Goal:
Extract the opening line of the entries and every line after it, stopping at and including the line that contains "const yTicks = [-0.5, 0.0, 0.5, 1.0];". Do not include pictures.
▼
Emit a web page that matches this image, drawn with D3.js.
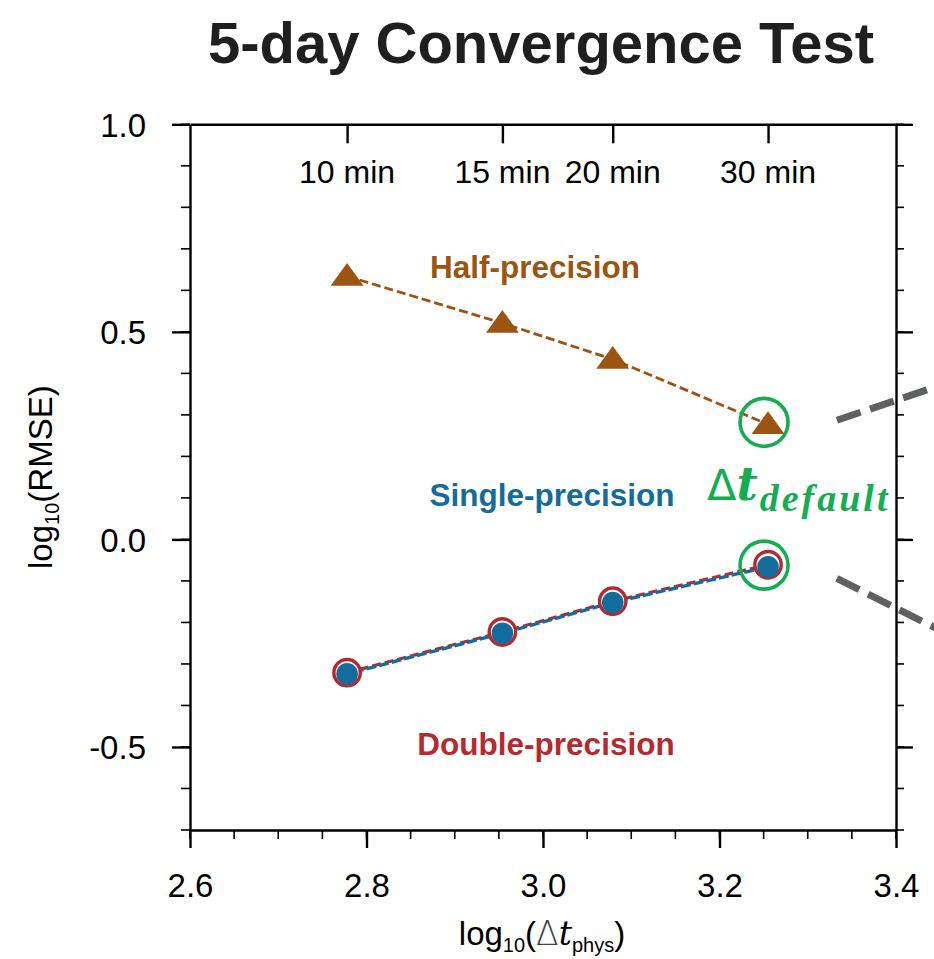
<!DOCTYPE html>
<html>
<head>
<meta charset="utf-8">
<script src="https://cdn.jsdelivr.net/npm/d3@7"></script>
<style>
  body { margin: 0; background: #fff; }
  text { font-family: "Liberation Sans", Arial, sans-serif; }
</style>
</head>
<body>
<svg id="chart" width="934" height="959"></svg>
<script>
// log10 of the physics time step (s): 600, 900, 1200, 1800
const logDt = [2.778, 2.954, 3.079, 3.255];
const minLabels = ["10 min", "15 min", "20 min", "30 min"];
// log10(RMSE)
const halfVals = [0.634, 0.521, 0.434, 0.277];
const singleVals = [-0.324, -0.226, -0.152, -0.066];
const doubleVals = [-0.321, -0.223, -0.149, -0.061];
const xTicks = [2.6, 2.8, 3.0, 3.2, 3.4];
const yTicks = [-0.5, 0.0, 0.5, 1.0];

const svg = d3.select("#chart");
const pLeft = 190, pRight = 896, pTop = 124.3, pBottom = 830;

const x = d3.scaleLinear().domain([2.6, 3.4]).range([pLeft, pRight]);
const y = d3.scaleLinear().domain([-0.7, 1.0]).range([pBottom, pTop]);
const fmt = d => d3.format(".1f")(d).replace("−", "-");

const colHalf = "#9b5510", colSingle = "#136c9b", colDouble = "#b52a2f", colGreen = "#14ad52";

// title
svg.append("text")
    .attr("x", 541).attr("y", 63)
    .attr("text-anchor", "middle")
    .attr("font-size", 58).attr("font-weight", "bold")
    .attr("fill", "#1f1f1f")
    .text("5-day Convergence Test");

//bottom axis
const xAxis = d3.axisBottom(x).tickValues(xTicks).tickFormat(fmt).tickSize(18).tickSizeOuter(0);
const gx = svg.append("g").attr("transform", "translate(0," + pBottom + ")").call(xAxis);
gx.selectAll("text").attr("font-size", 33).attr("dy", 0).attr("y", 67).attr("fill", "#000");
// minor x ticks
gx.selectAll(".minor").data(d3.range(2.6, 3.401, 0.05)).enter().append("line")
    .attr("x1", d => x(d)).attr("x2", d => x(d))
    .attr("y1", 0).attr("y2", 9).attr("stroke", "#000").attr("stroke-width", 1.6);

// left axis
const yAxis = d3.axisLeft(y).tickValues(yTicks).tickFormat(fmt).tickSize(18).tickSizeOuter(0);
const gy = svg.append("g").attr("transform", "translate(" + pLeft + ",0)").call(yAxis);
gy.selectAll("text").attr("font-size", 33).attr("x", -44).attr("dy", "0.36em").attr("fill", "#000");
gy.selectAll(".minor").data(d3.range(-0.7, 1.001, 0.1)).enter().append("line")
    .attr("x1", 0).attr("x2", -9)
    .attr("y1", d => y(d)).attr("y2", d => y(d)).attr("stroke", "#000").attr("stroke-width", 1.6);

// right axis (ticks only)
const yAxisR = d3.axisRight(y).tickValues(yTicks).tickFormat("").tickSize(17).tickSizeOuter(0);
const gr = svg.append("g").attr("transform", "translate(" + pRight + ",0)").call(yAxisR);
gr.selectAll(".minor").data(d3.range(-0.7, 1.001, 0.1)).enter().append("line")
    .attr("x1", 0).attr("x2", 8)
    .attr("y1", d => y(d)).attr("y2", d => y(d)).attr("stroke", "#000").attr("stroke-width", 1.6);

// top axis with minute ticks (inward)
const xAxisT = d3.axisTop(x).tickValues(logDt).tickFormat("").tickSize(-19).tickSizeOuter(0);
const gt = svg.append("g").attr("transform", "translate(0," + pTop + ")").call(xAxisT);

[gx, gy, gr, gt].forEach(g => {
    g.select(".domain").attr("stroke", "#000").attr("stroke-width", 2.4);
    g.selectAll(".tick line").attr("stroke", "#000").attr("stroke-width", 2.4);
});

// minute labels
svg.selectAll(".minlab").data(minLabels).enter().append("text")
    .attr("x", (d, i) => x(logDt[i])).attr("y", 183)
    .attr("text-anchor", "middle").attr("font-size", 32).attr("fill", "#000")
    .text(d => d);

// axis titles
const yt = svg.append("text")
    .attr("transform", "translate(52," + ((pTop + pBottom) / 2) + ") rotate(-90)")
    .attr("text-anchor", "middle").attr("font-size", 33).attr("fill", "#000");
yt.append("tspan").text("log");
yt.append("tspan").attr("font-size", 20).attr("dy", 7).text("10");
yt.append("tspan").attr("dy", -7).text("(RMSE)");

const xt = svg.append("text")
    .attr("x", 542).attr("y", 945)
    .attr("text-anchor", "middle").attr("font-size", 33).attr("fill", "#000");
xt.append("tspan").text("log");
xt.append("tspan").attr("font-size", 20).attr("dy", 7).text("10");
xt.append("tspan").attr("dy", -7).text("(");
xt.append("tspan").attr("font-family", "DejaVu Sans").attr("font-weight", 200).attr("fill", "#444").text("Δ");
xt.append("tspan").attr("font-family", "DejaVu Serif").attr("font-style", "italic").text("t");
xt.append("tspan").attr("font-size", 20).attr("dy", 7).text("phys");
xt.append("tspan").attr("dy", -7).text(")");

// lines and markers
const line = d3.line().x(d => x(d[0])).y(d => y(d[1]));
const halfPts = logDt.map((d, i) => [d, halfVals[i]]);
const singlePts = logDt.map((d, i) => [d, singleVals[i]]);
const doublePts = logDt.map((d, i) => [d, doubleVals[i]]);

svg.append("path").datum(doublePts).attr("d", line)
    .attr("fill", "none").attr("stroke", colDouble).attr("stroke-width", 3.2)
    .attr("stroke-dasharray", "9,4");
svg.append("path").datum(singlePts).attr("d", line)
    .attr("fill", "none").attr("stroke", colSingle).attr("stroke-width", 3.4)
    .attr("stroke-dasharray", "10,3").attr("stroke-dashoffset", 6);
svg.append("path").datum(halfPts).attr("d", line)
    .attr("fill", "none").attr("stroke", colHalf).attr("stroke-width", 2.8)
    .attr("stroke-dasharray", "9,4");

svg.selectAll(".dbl").data(doublePts).enter().append("circle")
    .attr("cx", d => x(d[0])).attr("cy", d => y(d[1])).attr("r", 13.2)
    .attr("fill", "#fff").attr("stroke", colDouble).attr("stroke-width", 3.4);
svg.selectAll(".sgl").data(singlePts).enter().append("circle")
    .attr("cx", d => x(d[0])).attr("cy", d => y(d[1])).attr("r", 10.8)
    .attr("fill", colSingle);

const tri = d3.symbol().type(d3.symbolTriangle).size(300);
svg.selectAll(".tri").data(halfPts).enter().append("path")
    .attr("d", tri)
    .attr("transform", d => "translate(" + x(d[0]) + "," + (y(d[1]) + 2) + ") scale(1.25,1)")
    .attr("fill", colHalf);

// series labels
svg.append("text").attr("x", 535).attr("y", 278).attr("text-anchor", "middle")
    .attr("font-size", 31.5).attr("font-weight", "bold").attr("fill", colHalf).text("Half-precision");
svg.append("text").attr("x", 552).attr("y", 506).attr("text-anchor", "middle")
    .attr("font-size", 31.5).attr("font-weight", "bold").attr("fill", colSingle).text("Single-precision");
svg.append("text").attr("x", 546).attr("y", 755).attr("text-anchor", "middle")
    .attr("font-size", 31.5).attr("font-weight", "bold").attr("fill", colDouble).text("Double-precision");

// default time step highlight
const last = logDt.length - 1;
[halfVals[last] + 0.005, singleVals[last] + 0.004].forEach(v => {
    svg.append("circle").attr("cx", x(logDt[last]) - 4).attr("cy", y(v)).attr("r", 24)
        .attr("fill", "none").attr("stroke", colGreen).attr("stroke-width", 3.6);
});
const dt = svg.append("text").attr("x", 707).attr("y", 500).attr("fill", colGreen);
dt.append("tspan").attr("font-family", "DejaVu Sans").attr("font-size", 43).text("Δ");
dt.append("tspan").attr("font-family", "DejaVu Serif").attr("font-style", "italic")
    .attr("font-weight", "bold").attr("font-size", 46).text("t");
dt.append("tspan").attr("font-family", "Liberation Serif").attr("font-style", "italic")
    .attr("font-weight", "bold").attr("font-size", 38).attr("dy", 11).attr("dx", 2)
    .attr("letter-spacing", 3).text("default");

// zoom-out guide lines to the neighbouring panel
const guides = [[[3.333, 0.287], [3.5, 0.407]], [[3.333, -0.094], [3.5, -0.272]]];
guides.forEach(g => {
    svg.append("path").datum(g).attr("d", line)
        .attr("fill", "none").attr("stroke", "#5f6062").attr("stroke-width", 7)
        .attr("stroke-dasharray", "25,10");
});
</script>
</body>
</html>
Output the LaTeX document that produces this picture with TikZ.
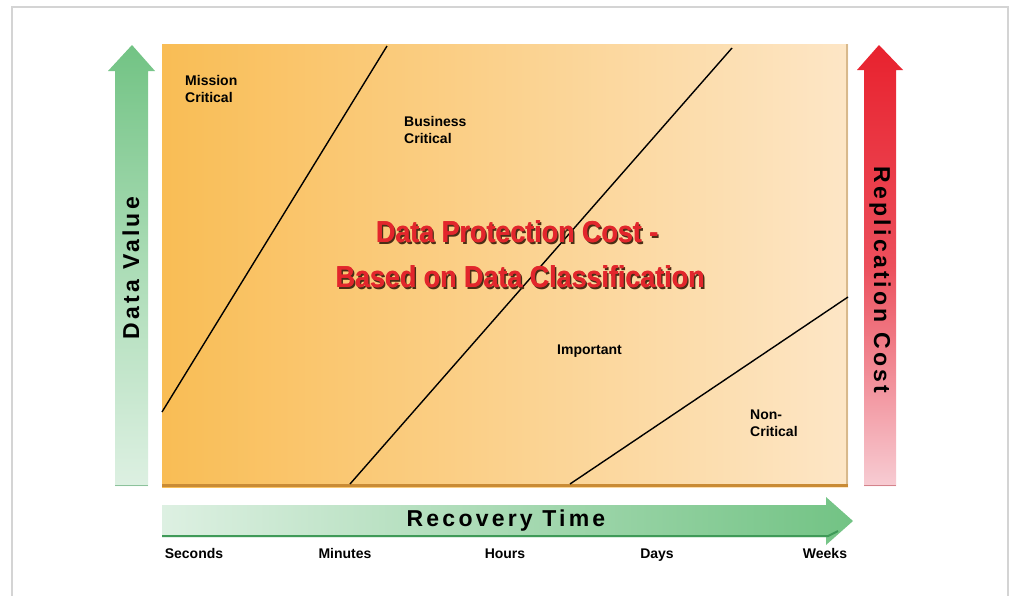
\documentclass[tikz,border=0pt]{standalone}
\usepackage{fontspec}
\setmainfont{Liberation Sans}
\newfontfamily\spacedfont[LetterSpace=14]{Liberation Sans}
\usetikzlibrary{shadings}
\definecolor{frame}{HTML}{D4D4D4}
\definecolor{orL}{HTML}{F9BD55}
\definecolor{orR}{HTML}{FDE6C6}
\definecolor{orEdge}{HTML}{C98B35}
\definecolor{orEdgeR}{HTML}{D8B98C}
\definecolor{grDark}{HTML}{72C384}
\definecolor{grMid}{HTML}{ABDCB6}
\definecolor{grLight}{HTML}{DDF0E2}
\definecolor{grEdge}{HTML}{3F9A58}
\definecolor{rdDark}{HTML}{E8222E}
\definecolor{rdMid}{HTML}{EC4F5C}
\definecolor{rdLight}{HTML}{F7CCD3}
\definecolor{rdEdge}{HTML}{B8303E}
\definecolor{titleRed}{HTML}{E2262C}
\definecolor{titleShadow}{HTML}{4A2E16}
\newcommand{\ttltext}[1]{\scalebox{0.96}[1.08]{#1}}
\tikzset{
  lbl/.style={font=\fontsize{14}{17}\selectfont\bfseries, align=left, inner sep=0pt, anchor=west},
  tick/.style={font=\fontsize{14}{17}\selectfont\bfseries, inner sep=0pt, anchor=base},
  axis/.style={font=\spacedfont\fontsize{23}{27}\selectfont\bfseries, inner sep=0pt},
  ttl/.style={font=\fontsize{28}{34}\selectfont\bfseries, inner sep=0pt},
  divider/.style={draw=black, line width=1.4pt},
}
\begin{document}
\begin{tikzpicture}[x=1pt,y=-1pt]
\useasboundingbox (0,0) rectangle (1013,595);
\fill[white] (0,0) rectangle (1013,595);
% frame
\draw[frame, line width=2.5pt] (12,600) -- (12,7) -- (1008,7) -- (1008,600);

% main panel
\shade[left color=orL, right color=orR] (162,44) rectangle (848,487);
\draw[orEdgeR, line width=2pt] (847,44) -- (847,487);
\draw[orEdge, line width=2.5pt] (162,485.5) -- (848,485.5);

% dividers
\coordinate (d1a) at (162,412); \coordinate (d1b) at (387,46);
\coordinate (d2a) at (350,484); \coordinate (d2b) at (732,48);
\coordinate (d3a) at (570,484); \coordinate (d3b) at (848,297);
\draw[divider] (d1a) -- (d1b);
\draw[divider] (d2a) -- (d2b);
\draw[divider] (d3a) -- (d3b);

% region labels
\node[lbl] (mc) at (185,89) {Mission\\Critical};
\node[lbl] (bc) at (404,130) {Business\\Critical};
\node[lbl] (im) at (557,351) {Important};
\node[lbl] (nc) at (750,423) {Non-\\Critical};

% title
\node[ttl, text=titleShadow] at (518.8,233.8) {\ttltext{Data Protection Cost -}};
\node[ttl, text=titleRed] at (517.4,232) {\ttltext{Data Protection Cost -}};
\node[ttl, text=titleRed] (t1) at (517,232) {\ttltext{Data Protection Cost -}};
\node[ttl, text=titleShadow] at (521.8,278.8) {\ttltext{Based on Data Classification}};
\node[ttl, text=titleRed] at (520.4,277) {\ttltext{Based on Data Classification}};
\node[ttl, text=titleRed] (t2) at (520,277) {\ttltext{Based on Data Classification}};

% left green arrow (Data Value)
\shade[top color=grDark, bottom color=grLight, middle color=grMid]
  (132,45) -- (155,71) -- (148,71) -- (148,486) -- (115,486) -- (115,71) -- (108,71) -- cycle;
\draw[grEdge!60, line width=1.5pt] (115,485.5) -- (148,485.5);
\node[axis, rotate=90] (dv) at (131,268) {Data Value};

% right red arrow (Replication Cost)
\shade[top color=rdDark, bottom color=rdLight, middle color=rdMid]
  (879,45) -- (903,70) -- (896,70) -- (896,486) -- (864,486) -- (864,70) -- (857,70) -- cycle;
\draw[rdEdge!60, line width=1.5pt] (864,485.5) -- (896,485.5);
\node[axis, rotate=-90] (rc) at (880,280) {Replication Cost};

% bottom green arrow (Recovery Time)
\shade[left color=grLight, right color=grDark]
  (162,505) -- (826,505) -- (826,497) -- (853,521) -- (826,545) -- (826,537) -- (162,537) -- cycle;
\draw[grEdge, line width=2pt] (162,536) -- (828,536) -- (838,531);
\node[axis] (rt) at (506,521) {Recovery Time};

% ticks
\node[tick] (s1) at (194,558) {Seconds};
\node[tick] (s2) at (345,558) {Minutes};
\node[tick] (s3) at (505,558) {Hours};
\node[tick] (s4) at (657,558) {Days};
\node[tick] (s5) at (825,558) {Weeks};
\end{tikzpicture}
\end{document}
▲
Final result:
Emit a web page that matches this image, drawn with D3.js.
<!DOCTYPE html>
<html>
<head>
<meta charset="utf-8">
<script src="https://cdn.jsdelivr.net/npm/d3@7"></script>
<style>
  body { margin: 0; background: #fff; }
  text { font-family: "Liberation Sans", Arial, sans-serif; }
</style>
</head>
<body>
<svg id="chart" width="934" height="959"></svg>
<script>
// log10 of the physics time step (s): 600, 900, 1200, 1800
const logDt = [2.778, 2.954, 3.079, 3.255];
const minLabels = ["10 min", "15 min", "20 min", "30 min"];
// log10(RMSE)
const halfVals = [0.634, 0.521, 0.434, 0.277];
const singleVals = [-0.324, -0.226, -0.152, -0.066];
const doubleVals = [-0.321, -0.223, -0.149, -0.061];
const xTicks = [2.6, 2.8, 3.0, 3.2, 3.4];
const yTicks = [-0.5, 0.0, 0.5, 1.0];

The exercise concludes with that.